El permiso de circulación no apareció en ninguno de los cajones de la casa, ni, por supuesto, me atreví a rebuscar en la centena de libros donde, alguna vez, dejé al descuido cualquier otro documento. El nuevo permiso de circulación que reclamé exigía, según me dijeron en las oficinas municipales pertinentes, el ingreso de 20,45 euros en un banco lejano, no acierto ahora a descifrar si Caixa Bank o Mercedes Benz; tampoco si mi cadera maltrecha estaría dispuesta a soportar, en aquel momento, mi dolencia, aparcado como había dejado mi coche en la zona azul cercana a la entrada de la susodicha Jefatura de Tráfico, tan seguro estaba de no encontrar aparcamiento donde poder aprovechar mi tiempo azul junto al Banco o la Caixa (que alguien me imagine renqueante, a esas horas cruciales, caminando doscientos metros hasta llegar a mi cobrador destino). Así que me deslicé, pati pati, hasta el banco benefactor, ante cuya diligente asalariada, tras media hora de espera, deposité mi deuda y regresé, pati pati, maldita cadera, hasta la zona azul donde permanecía mi coche.
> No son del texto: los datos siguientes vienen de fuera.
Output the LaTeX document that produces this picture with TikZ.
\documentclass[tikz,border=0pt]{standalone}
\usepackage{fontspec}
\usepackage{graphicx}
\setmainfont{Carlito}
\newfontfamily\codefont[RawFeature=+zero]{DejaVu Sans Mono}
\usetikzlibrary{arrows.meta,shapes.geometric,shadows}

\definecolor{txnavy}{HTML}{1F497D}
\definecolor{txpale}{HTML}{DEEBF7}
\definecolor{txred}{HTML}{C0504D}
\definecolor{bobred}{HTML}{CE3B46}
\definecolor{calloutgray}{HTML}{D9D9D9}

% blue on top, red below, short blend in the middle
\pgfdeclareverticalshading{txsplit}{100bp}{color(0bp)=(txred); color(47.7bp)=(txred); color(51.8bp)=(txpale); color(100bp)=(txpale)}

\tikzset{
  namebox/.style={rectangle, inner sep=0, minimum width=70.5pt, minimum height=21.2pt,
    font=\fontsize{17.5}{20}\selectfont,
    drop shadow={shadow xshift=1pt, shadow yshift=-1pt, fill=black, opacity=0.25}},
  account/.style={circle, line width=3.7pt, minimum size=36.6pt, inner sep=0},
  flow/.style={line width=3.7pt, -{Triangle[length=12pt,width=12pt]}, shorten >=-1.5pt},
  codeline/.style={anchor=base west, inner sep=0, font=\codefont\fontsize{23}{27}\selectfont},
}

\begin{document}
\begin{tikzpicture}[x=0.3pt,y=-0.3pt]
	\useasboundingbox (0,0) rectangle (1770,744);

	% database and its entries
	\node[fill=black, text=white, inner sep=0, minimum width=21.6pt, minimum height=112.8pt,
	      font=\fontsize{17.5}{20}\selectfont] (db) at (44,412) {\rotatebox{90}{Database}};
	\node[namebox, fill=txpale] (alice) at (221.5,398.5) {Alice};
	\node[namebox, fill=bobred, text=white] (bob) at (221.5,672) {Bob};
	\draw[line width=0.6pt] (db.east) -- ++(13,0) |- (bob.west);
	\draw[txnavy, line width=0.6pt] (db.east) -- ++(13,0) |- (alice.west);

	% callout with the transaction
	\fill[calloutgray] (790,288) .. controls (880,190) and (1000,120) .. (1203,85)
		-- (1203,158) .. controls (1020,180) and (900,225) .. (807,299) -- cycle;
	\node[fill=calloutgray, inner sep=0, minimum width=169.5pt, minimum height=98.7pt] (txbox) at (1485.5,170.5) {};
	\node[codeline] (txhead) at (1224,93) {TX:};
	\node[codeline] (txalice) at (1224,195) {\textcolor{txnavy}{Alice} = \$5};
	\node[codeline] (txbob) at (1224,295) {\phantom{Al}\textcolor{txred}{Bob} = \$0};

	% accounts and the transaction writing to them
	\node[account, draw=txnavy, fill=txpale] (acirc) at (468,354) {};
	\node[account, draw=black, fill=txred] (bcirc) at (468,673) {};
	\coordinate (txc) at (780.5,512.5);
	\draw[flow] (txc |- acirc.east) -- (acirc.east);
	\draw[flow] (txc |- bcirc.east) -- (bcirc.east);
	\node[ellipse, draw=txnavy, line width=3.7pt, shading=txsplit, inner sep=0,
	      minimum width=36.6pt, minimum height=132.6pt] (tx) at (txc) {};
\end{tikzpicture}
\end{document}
De vuelta, por la destartalada acera, me preguntaba si no resultaría más sencillo para los de Tráfico y para Caixabank o Ausias March (mira por dónde me sale ahora el poeta medieval para la rima asonante) y, por supuesto, para el denunciado depositar en esa misma Jefatura de Tráfico la puta deuda. Pero allí estaba, sí señor, apresada en el limpiaparabrisas una nueva multa (a ver, a ver…): cien euros me costaba la broma. Y el caso es que ni aquí ni allá advertía yo la presencia de los denunciantes, aunque qué importaba ya si en el papel figuraba el apunte donde se reconocía, maledicente, el exceso de tiempo permitido y la matrícula del coche de mi hijo. Por supuesto, al cabo de los días hube de soportar su consabida respuesta en el WhatsApp, desde Madrid: «Padre, me llega una nueva multa de cien euros: continuamos para bingo. Te quiero. Nos vemos uno de estos días».

Hoy la mañana es desapacible y parece que va a nevar en León, adonde llegué para ver a la familia. Como puede imaginar el perspicaz lector de esta columna de La Nueva Crónica (y con mayor razón si conoce a su autor) el final de la historia no está escrito todavía. Miedo me da descubrir, a la vuelta de las Navidades, nuevos requerimientos de las Jefaturas de Tráfico de León, de Zamora, de Salamanca, de Cáceres o de Badajoz en cualquiera de los mil kilómetros que completan su ida y su vuelta.

Me llama mi amigo Yuma, desde el Bierzo, para confirmar que llegará a visitarme a Badajoz uno de estos días, tal como prometió, pero le digo que sigo en León y que, de momento, el coche de mi hijo no está para más trotes, y que sólo saldrá del aparcamiento de la calle Demetrio Monteserín, en el Crucero, cuando Puygdemont se corte la melena.